Cameron will meet senior ministers including Gove, May, Nick Clegg, George Osborne, Eric Pickles, Baroness Warsi and David Laws to discuss the situation in Downing Street. The Education Secretary will also make a statement to MPs in the House of Commons about the Ofsted investigations.
Many of the key inspection findings from schools at the centre of the allegations have already been leaked to the media with at least five set to be placed in special measures. Three schools have already broken cover to say they have been given a clean bill of health, receiving ratings of either "good" or "outstanding".
The allegations of Muslim extremism in Birmingham schools have sparked four separate investigations including by the Department for Education (DfE), Birmingham City Council and West Midlands Police. Earlier this year an undated and unsigned letter, now widely believed to be a hoax, was leaked to the media setting out a five-point plan dubbed Operation Trojan Horse for hard-line Muslims to seize control of schools by installing friendly governors, and forcing out uncooperative headteachers.
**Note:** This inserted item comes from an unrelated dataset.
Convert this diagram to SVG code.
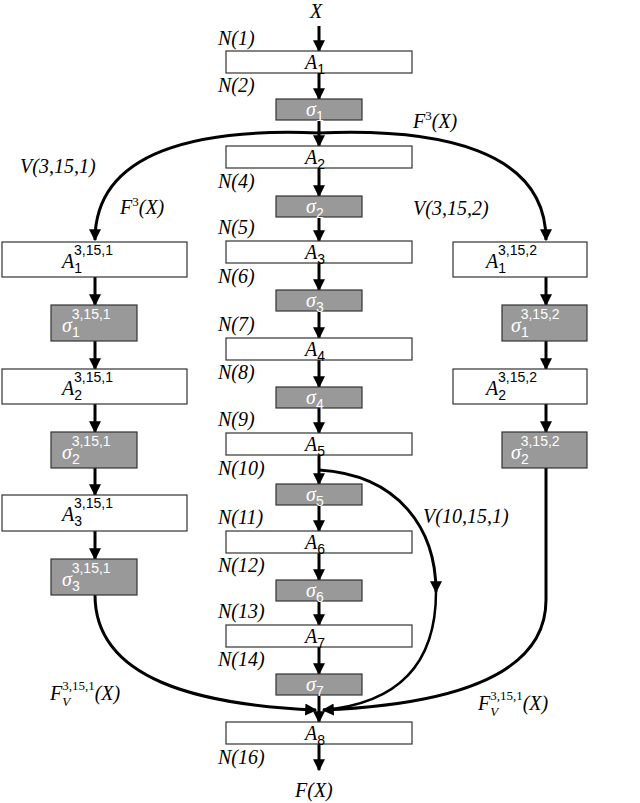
<svg xmlns="http://www.w3.org/2000/svg" width="640" height="803" viewBox="0 0 640 803">
<style>
.a{fill:#fff;stroke:#333;stroke-width:1.2}
.s{fill:#999;stroke:#333;stroke-width:1.2}
.t{font-family:"Liberation Serif",serif;font-style:italic;font-size:20px;fill:#000}
.w{font-family:"Liberation Serif",serif;font-style:italic;font-size:20px;fill:#fff}
.sub{font-size:14px;font-style:normal;font-family:"Liberation Sans",sans-serif}
.l{stroke:#000;stroke-width:3;fill:none;marker-end:url(#ar)}
.c{stroke:#000;stroke-width:2.5;fill:none}
</style>
<defs><marker id="ar" viewBox="0 0 10 10" refX="9" refY="5" markerWidth="4" markerHeight="4" orient="auto"><path d="M0,0L10,5L0,10z"/></marker></defs>
<g id="connectors">
<path class="l" d="M319,26V51"/><path class="l" d="M319,73V99"/><path class="l" d="M319,120V146"/><path class="l" d="M319,168V196"/><path class="l" d="M319,217V241"/><path class="l" d="M319,263V290"/><path class="l" d="M319,311V338"/><path class="l" d="M319,360V387"/><path class="l" d="M319,408V433"/><path class="l" d="M319,455V484"/><path class="l" d="M319,505V531"/><path class="l" d="M319,553V580"/><path class="l" d="M319,601V625"/><path class="l" d="M319,647V674"/><path class="l" d="M319,695V722"/><path class="l" d="M319,744V770"/>
<path class="l" d="M95,277V305"/><path class="l" d="M95,341V369"/><path class="l" d="M95,404V432"/><path class="l" d="M95,468V495"/><path class="l" d="M95,531V559"/>
<path class="l" d="M546,277V305"/><path class="l" d="M546,341V369"/><path class="l" d="M546,404V432"/>
<path class="l" d="M319,133C200,128 95,150 95,240"/>
<path class="l" d="M319,133C440,128 546,150 546,240"/>
<path class="l" d="M95,595C95,680 200,705 316,710"/>
<path class="l" d="M546,468V600C546,680 440,705 323,710"/>
<path class="l" d="M319,470C400,475 436,530 436,592"/>
<path class="c" d="M436,592C436,680 380,705 323,710"/>
</g>
<g id="labels" class="t">
<text x="310" y="18">X</text>
<text x="218" y="45">N(1)</text><text x="218" y="92">N(2)</text><text x="218" y="188">N(4)</text><text x="218" y="234">N(5)</text><text x="218" y="283">N(6)</text><text x="218" y="331">N(7)</text><text x="218" y="379">N(8)</text><text x="218" y="426">N(9)</text><text x="218" y="475">N(10)</text><text x="218" y="524">N(11)</text><text x="218" y="572">N(12)</text><text x="218" y="618">N(13)</text><text x="218" y="666">N(14)</text><text x="218" y="764">N(16)</text>
<text x="413" y="128">F<tspan dy="-8" font-size="13" font-style="normal">3</tspan><tspan dy="8">(X)</tspan></text>
<text x="120" y="214">F<tspan dy="-8" font-size="13" font-style="normal">3</tspan><tspan dy="8">(X)</tspan></text>
<text x="20" y="173">V(3,15,1)</text>
<text x="413" y="215">V(3,15,2)</text>
<text x="423" y="523">V(10,15,1)</text>
<text x="50" y="700">F<tspan dy="6" font-size="13">V</tspan><tspan dx="-8" dy="-16" font-size="13" font-style="normal">3,15,1</tspan><tspan dy="10">(X)</tspan></text>
<text x="478" y="710">F<tspan dy="6" font-size="13">V</tspan><tspan dx="-8" dy="-16" font-size="13" font-style="normal">3,15,1</tspan><tspan dy="10">(X)</tspan></text>
<text x="295" y="797">F(X)</text>
</g>
<g id="A1"><rect class="a" x="226" y="51" width="186" height="22"/><text class="t" x="305" y="69">A<tspan class="sub" dy="5">1</tspan></text></g>
<g id="s1"><rect class="s" x="276" y="99" width="86" height="21"/><text class="w" x="306" y="116">σ<tspan class="sub" dy="5">1</tspan></text></g>
<g id="A2"><rect class="a" x="226" y="146" width="186" height="22"/><text class="t" x="305" y="164">A<tspan class="sub" dy="5">2</tspan></text></g>
<g id="s2"><rect class="s" x="276" y="196" width="86" height="21"/><text class="w" x="306" y="213">σ<tspan class="sub" dy="5">2</tspan></text></g>
<g id="A3"><rect class="a" x="226" y="241" width="186" height="22"/><text class="t" x="305" y="259">A<tspan class="sub" dy="5">3</tspan></text></g>
<g id="s3"><rect class="s" x="276" y="290" width="86" height="21"/><text class="w" x="306" y="307">σ<tspan class="sub" dy="5">3</tspan></text></g>
<g id="A4"><rect class="a" x="226" y="338" width="186" height="22"/><text class="t" x="305" y="356">A<tspan class="sub" dy="5">4</tspan></text></g>
<g id="s4"><rect class="s" x="276" y="387" width="86" height="21"/><text class="w" x="306" y="404">σ<tspan class="sub" dy="5">4</tspan></text></g>
<g id="A5"><rect class="a" x="226" y="433" width="186" height="22"/><text class="t" x="305" y="451">A<tspan class="sub" dy="5">5</tspan></text></g>
<g id="s5"><rect class="s" x="276" y="484" width="86" height="21"/><text class="w" x="306" y="501">σ<tspan class="sub" dy="5">5</tspan></text></g>
<g id="A6"><rect class="a" x="226" y="531" width="186" height="22"/><text class="t" x="305" y="549">A<tspan class="sub" dy="5">6</tspan></text></g>
<g id="s6"><rect class="s" x="276" y="580" width="86" height="21"/><text class="w" x="306" y="597">σ<tspan class="sub" dy="5">6</tspan></text></g>
<g id="A7"><rect class="a" x="226" y="625" width="186" height="22"/><text class="t" x="305" y="643">A<tspan class="sub" dy="5">7</tspan></text></g>
<g id="s7"><rect class="s" x="276" y="674" width="86" height="21"/><text class="w" x="306" y="691">σ<tspan class="sub" dy="5">7</tspan></text></g>
<g id="A8"><rect class="a" x="226" y="722" width="186" height="22"/><text class="t" x="305" y="740">A<tspan class="sub" dy="5">8</tspan></text></g>
<g id="LA1"><rect class="a" x="2" y="242" width="185" height="35"/><text class="t" x="62" y="268">A<tspan class="sub" dy="5">1</tspan><tspan class="sub" dx="-8" dy="-18">3,15,1</tspan></text></g>
<g id="Ls1"><rect class="s" x="51" y="305" width="86" height="36"/><text class="w" x="62" y="332">σ<tspan class="sub" dy="5">1</tspan><tspan class="sub" dx="-8" dy="-18">3,15,1</tspan></text></g>
<g id="LA2"><rect class="a" x="2" y="369" width="185" height="35"/><text class="t" x="62" y="395">A<tspan class="sub" dy="5">2</tspan><tspan class="sub" dx="-8" dy="-18">3,15,1</tspan></text></g>
<g id="Ls2"><rect class="s" x="51" y="432" width="86" height="36"/><text class="w" x="62" y="459">σ<tspan class="sub" dy="5">2</tspan><tspan class="sub" dx="-8" dy="-18">3,15,1</tspan></text></g>
<g id="LA3"><rect class="a" x="2" y="495" width="185" height="36"/><text class="t" x="62" y="521">A<tspan class="sub" dy="5">3</tspan><tspan class="sub" dx="-8" dy="-18">3,15,1</tspan></text></g>
<g id="Ls3"><rect class="s" x="51" y="559" width="86" height="36"/><text class="w" x="62" y="586">σ<tspan class="sub" dy="5">3</tspan><tspan class="sub" dx="-8" dy="-18">3,15,1</tspan></text></g>
<g id="RA1"><rect class="a" x="453" y="242" width="134" height="35"/><text class="t" x="486" y="268">A<tspan class="sub" dy="5">1</tspan><tspan class="sub" dx="-8" dy="-18">3,15,2</tspan></text></g>
<g id="Rs1"><rect class="s" x="502" y="305" width="85" height="36"/><text class="w" x="511" y="332">σ<tspan class="sub" dy="5">1</tspan><tspan class="sub" dx="-8" dy="-18">3,15,2</tspan></text></g>
<g id="RA2"><rect class="a" x="453" y="369" width="134" height="35"/><text class="t" x="486" y="395">A<tspan class="sub" dy="5">2</tspan><tspan class="sub" dx="-8" dy="-18">3,15,2</tspan></text></g>
<g id="Rs2"><rect class="s" x="502" y="432" width="85" height="36"/><text class="w" x="511" y="459">σ<tspan class="sub" dy="5">2</tspan><tspan class="sub" dx="-8" dy="-18">3,15,2</tspan></text></g>
</svg>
Many in the Muslim community have expressed anger over the investigations, with staff at one of the schools inspected branding the inquiries nothing short of "a witch-hunt". Shadow education secretary Tristram Hunt blamed Gove's wider education reforms for the lack of local oversight of schools.
He said: "This is an entirely weak and inadequate response by David Cameron to the gravity of the situation in Birmingham. What we're seeing in Birmingham is part of the systematic failings in the current school system. Cameron's schools policy has delivered a vacuum in the local oversight of our schools, leaving children exposed to falling standards and vulnerable to risks posed by extremists.
"By refusing to address the inadequate checks in the schools system, Cameron reveals he is happy with the status quo. Labour has pledged to introduce new local directors of school standards to root out problems before they set in."